Attacking team must build through thirds; defending team scores by winning the ball and scoring in counter goals.
Rotate roles.
Constraints:
Defenders must initiate press on trigger agreed before play (e.g., square pass to outside player).
Coach freezes play to ask: “What cue did you see?”
Progression:
Increase space to full half-pitch.
Allow counterattacks into big goals.
9. Common Pitfalls in Developing Team Coordination
Over-Reliance on Patterns
Scripted plays fail under pressure if players can’t adapt.
Neglecting Context in Training
Drills without opponents or directional play limit transfer to matches.
Assuming Communication Equals Coordination
Players may talk but not act in sync if shared knowledge is weak.
Ignoring Psychological Factors
Low trust and team efficacy erode even the best tactical setups.
10. Key Takeaways for Coaches
Coordination is emergent, not imposed; it arises from shared understanding, perceptual cues, and adaptive decision-making.
The ecological dynamics approach keeps training realistic, challenging, and context-rich.
Informational constraints are the fuel of coordination; train players to see and respond to them.
High team efficacy amplifies coordination by building trust and decisiveness.

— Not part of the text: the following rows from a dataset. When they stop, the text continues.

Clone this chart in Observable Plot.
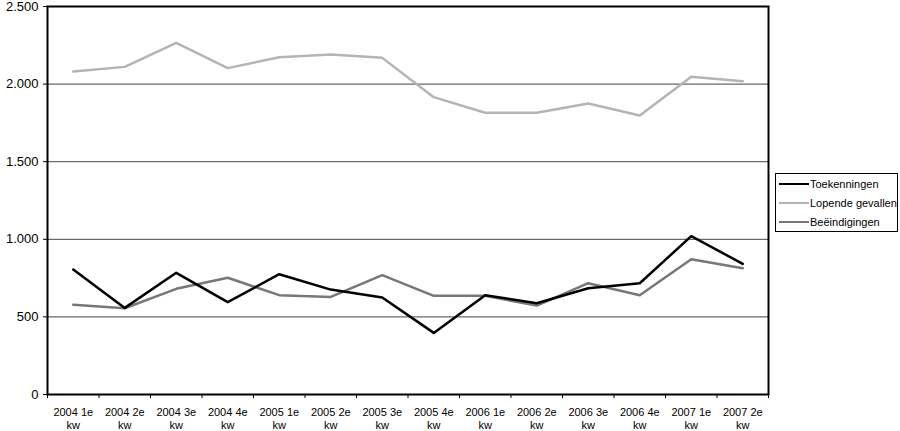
<!DOCTYPE html>
<html>
<head>
<meta charset="utf-8">
<script src="https://cdn.jsdelivr.net/npm/d3@7"></script>
<script src="https://cdn.jsdelivr.net/npm/@observablehq/plot@0.6"></script>
<style>
  html, body { margin: 0; padding: 0; background: #fff; }
  #wrap { position: relative; width: 900px; height: 431px; font-family: "Liberation Sans", Arial, sans-serif; }
  #legend { position: absolute; left: 775px; top: 173px; width: 121px; height: 57px; border: 1.5px solid #000; background: #fff; font-size: 11px; }
  .item { position: absolute; left: 3px; height: 14px; display: flex; align-items: center; }
  .sw { width: 30px; height: 0; border-top: 2.5px solid #000; margin-right: 1px; }
</style>
</head>
<body>
<div id="wrap"></div>
<script>
const quarters = ["2004 1e kw","2004 2e kw","2004 3e kw","2004 4e kw","2005 1e kw","2005 2e kw","2005 3e kw","2005 4e kw","2006 1e kw","2006 2e kw","2006 3e kw","2006 4e kw","2007 1e kw","2007 2e kw"];
const toekenningen = [805, 558, 784, 595, 775, 676, 625, 397, 640, 588, 685, 717, 1020, 842];
const lopendeGevallen = [2081, 2111, 2266, 2103, 2173, 2191, 2169, 1916, 1815, 1815, 1875, 1798, 2047, 2019];
const beeindigingen = [578, 556, 681, 752, 640, 629, 769, 636, 636, 573, 717, 640, 872, 814];
const yTicks = [0, 500, 1000, 1500, 2000, 2500];
const seriesNames = ["Toekenningen", "Lopende gevallen", "Beëindigingen"];
const seriesColors = ["#000000", "#b4b4b4", "#777777"];

const idx = quarters.map((d, i) => i);
const bounds = d3.range(-0.5, quarters.length, 1);
const fmt = d => d3.format(",")(d).replace(/,/g, ".");
const label = i => { const q = quarters[i]; const k = q.lastIndexOf(" "); return q.slice(0, k) + "\n" + q.slice(k + 1); };

const chart = Plot.plot({
  width: 900, height: 431,
  marginLeft: 47, marginRight: 132, marginTop: 6, marginBottom: 37,
  style: { fontFamily: "'Liberation Sans', Arial, sans-serif", fontSize: "11px", color: "#000", background: "#fff", overflow: "visible" },
  x: { domain: [-0.5, quarters.length - 0.5], axis: null },
  y: { domain: [0, 2500], axis: null },
  marks: [
    Plot.gridY(yTicks.slice(1, -1), { stroke: "#444", strokeOpacity: 1, strokeWidth: 1 }),
    Plot.axisY({ ticks: yTicks, tickSize: 4, tickPadding: 5, tickFormat: fmt, fontSize: 13 }),
    Plot.axisX({ ticks: bounds, tickSize: 4, tickFormat: () => "" }),
    Plot.axisX({ ticks: idx, tickSize: 0, tickPadding: 12, tickFormat: label, lineHeight: 1.2 }),
    Plot.lineY(lopendeGevallen, { x: (d, i) => i, y: d => d, stroke: seriesColors[1], strokeWidth: 2.5 }),
    Plot.lineY(beeindigingen, { x: (d, i) => i, y: d => d, stroke: seriesColors[2], strokeWidth: 2.5 }),
    Plot.lineY(toekenningen, { x: (d, i) => i, y: d => d, stroke: seriesColors[0], strokeWidth: 2.5 }),
    Plot.frame({ stroke: "#000", strokeWidth: 2 })
  ]
});
const wrap = document.getElementById("wrap");
wrap.appendChild(chart);

const legend = document.createElement("div");
legend.id = "legend";
seriesNames.forEach((name, i) => {
  const it = document.createElement("div");
  it.className = "item";
  it.style.top = (3 + i * 19) + "px";
  const sw = document.createElement("span");
  sw.className = "sw";
  sw.style.borderTopColor = seriesColors[i];
  const t = document.createElement("span");
  t.textContent = name;
  it.appendChild(sw); it.appendChild(t);
  legend.appendChild(it);
});
wrap.appendChild(legend);
</script>
</body>
</html>
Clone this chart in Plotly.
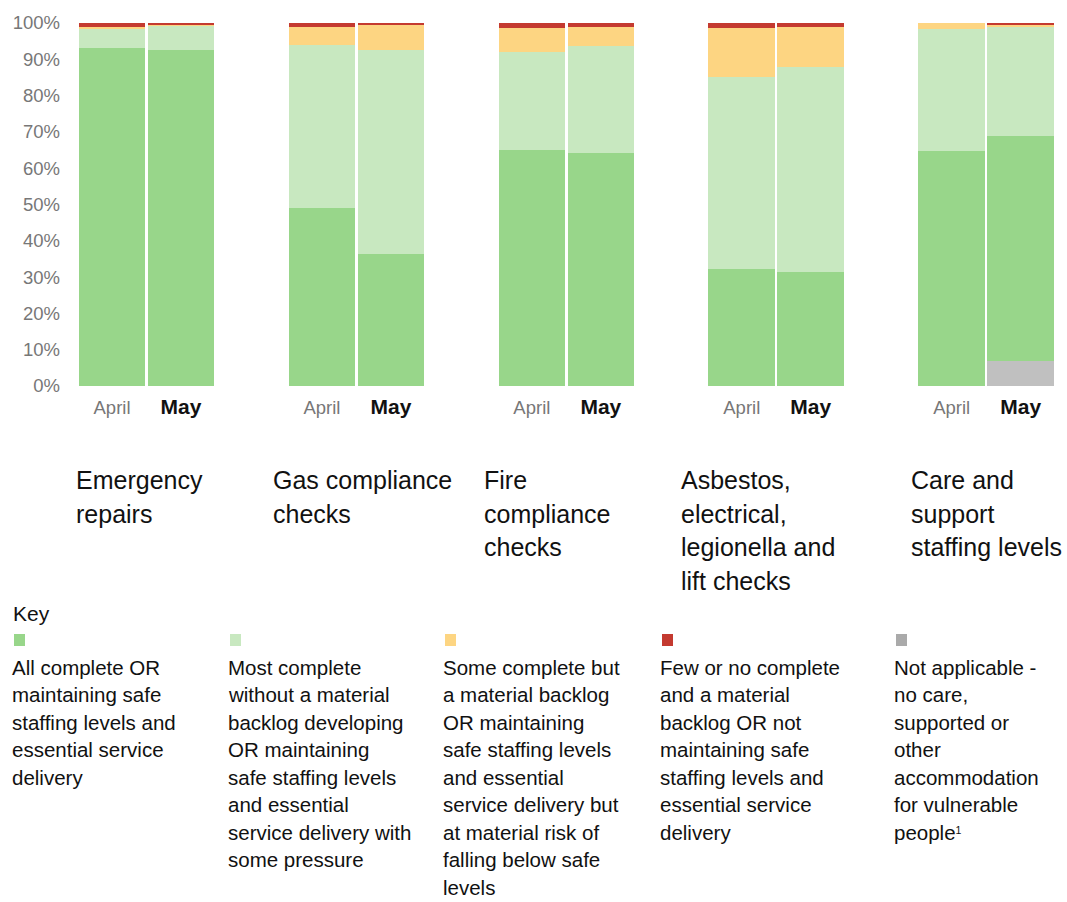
import plotly.graph_objects as go

# Service areas and months
groups = ["Emergency repairs", "Gas compliance checks", "Fire compliance checks",
          "Asbestos, electrical, legionella and lift checks", "Care and support staffing levels"]
group_title_lines = [
    ["Emergency", "repairs"],
    ["Gas compliance", "checks"],
    ["Fire", "compliance", "checks"],
    ["Asbestos,", "electrical,", "legionella and", "lift checks"],
    ["Care and", "support", "staffing levels"],
]
months = ["April", "May"]

# Share of respondents (%) per category, ordered April/May for each group
not_applicable = [0, 0, 0, 0, 0, 0, 0, 0, 0, 7.0]
all_complete = [93.0, 92.5, 49.0, 36.5, 65.0, 64.2, 32.2, 31.4, 64.7, 62.0]
most_complete = [5.5, 6.9, 45.0, 56.0, 27.0, 29.5, 52.8, 56.5, 33.6, 29.8]
some_complete = [0.5, 0.1, 5.0, 7.0, 6.7, 5.1, 13.7, 11.1, 1.7, 0.6]
few_complete = [1.0, 0.5, 1.0, 0.5, 1.3, 1.2, 1.3, 1.0, 0.0, 0.6]

series = [
    ("Not applicable", not_applicable, "#c0c0c0"),
    ("All complete", all_complete, "#98d68a"),
    ("Most complete", most_complete, "#c8e8c0"),
    ("Some complete", some_complete, "#fdd582"),
    ("Few or no complete", few_complete, "#c43a30"),
]

key_texts = [
    ["All complete OR", "maintaining safe", "staffing levels and", "essential service", "delivery"],
    ["Most complete", "without a material", "backlog developing", "OR maintaining", "safe staffing levels",
     "and essential", "service delivery with", "some pressure"],
    ["Some complete but", "a material backlog", "OR maintaining", "safe staffing levels", "and essential",
     "service delivery but", "at material risk of", "falling below safe", "levels"],
    ["Few or no complete", "and a material", "backlog OR not", "maintaining safe", "staffing levels and",
     "essential service", "delivery"],
    ["Not applicable -", "no care,", "supported or", "other", "accommodation", "for vulnerable",
     "people<span style='font-size:15px'><sup>1</sup></span>"],
]
key_colors = ["#98d68a", "#c8e8c0", "#fdd582", "#c43a30", "#aaaaaa"]
yticks = [0, 10, 20, 30, 40, 50, 60, 70, 80, 90, 100]

W, H = 1067, 902
FONT = "Liberation Sans, Arial, sans-serif"

# Bar positions: two adjacent bars per group, groups spaced apart
pitch = 3.043
xpos = []
xlabels = []
for g in range(len(groups)):
    for m, mon in enumerate(months):
        xpos.append(g * pitch + m)
        if mon == "May":
            xlabels.append("<span style='font-size:21px'><b>May</b></span>")
        else:
            xlabels.append("<span style='color:#777777'>April</span>")

fig = go.Figure()
for name, vals, col in series:
    fig.add_trace(go.Bar(x=xpos, y=vals, name=name, marker=dict(color=col, line=dict(width=0)),
                         width=0.965, showlegend=False, hoverinfo="y+name"))

x0_px, x1_px = 78, 1055
y_top_px, y_bot_px = 23, 386

fig.update_layout(
    width=W, height=H,
    barmode="stack",
    margin=dict(l=0, r=0, t=0, b=0),
    paper_bgcolor="white", plot_bgcolor="white",
    font=dict(family=FONT, color="#222222"),
    xaxis=dict(domain=[x0_px / W, x1_px / W], range=[-0.493, 13.67], automargin=False,
               tickmode="array", tickvals=xpos, ticktext=xlabels,
               tickfont=dict(size=18.5, color="#111111"), showgrid=False, zeroline=False,
               showline=False, ticks="", ticklabelstandoff=8),
    yaxis=dict(domain=[(H - y_bot_px) / H, (H - y_top_px) / H], range=[0, 100], automargin=False,
               tickmode="array", tickvals=yticks, ticktext=[f"{v}%" for v in yticks],
               tickfont=dict(size=18.5, color="#777777"), showgrid=False, zeroline=False,
               showline=False, ticks="", ticklabelstandoff=17),
)

annotations = []
shapes = []

# Group titles beneath each pair of bars
title_x = [74, 271, 482, 679, 909]
for g, lines in enumerate(group_title_lines):
    for i, line in enumerate(lines):
        annotations.append(dict(text=line, x=title_x[g] / W, y=1 - (480 + i * 33.7) / H,
                                xref="paper", yref="paper", xanchor="left", yanchor="middle",
                                showarrow=False, font=dict(size=25, color="#111111", family=FONT)))

# Key
annotations.append(dict(text="Key", x=11 / W, y=1 - 613 / H, xref="paper", yref="paper",
                        xanchor="left", yanchor="middle", showarrow=False,
                        font=dict(size=21, color="#111111", family=FONT)))
key_x = [11, 227, 442, 659, 893]
for k, lines in enumerate(key_texts):
    sx = key_x[k] + 3
    shapes.append(dict(type="rect", xref="paper", yref="paper",
                       x0=sx / W, x1=(sx + 11) / W, y0=1 - 646 / H, y1=1 - 634 / H,
                       fillcolor=key_colors[k], line=dict(width=0)))
    for i, line in enumerate(lines):
        annotations.append(dict(text=line, x=key_x[k] / W, y=1 - (667 + i * 27.5) / H,
                                xref="paper", yref="paper", xanchor="left", yanchor="middle",
                                borderpad=0, showarrow=False,
                                font=dict(size=20.5, color="#111111", family=FONT)))

fig.update_layout(annotations=annotations, shapes=shapes)
fig.write_html("out.html")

Memorized explicit knowledge makes coordination instinctive, reducing hesitation in key moments.
Final Thought:
The beauty of soccer is that it’s a living puzzle. No two games are the same, and no team is static. Building coordination is a journey, not a destination. As a coach, your role is to design environments where players learn to solve problems together; where understanding is shared, actions are anticipated, and the team moves as one.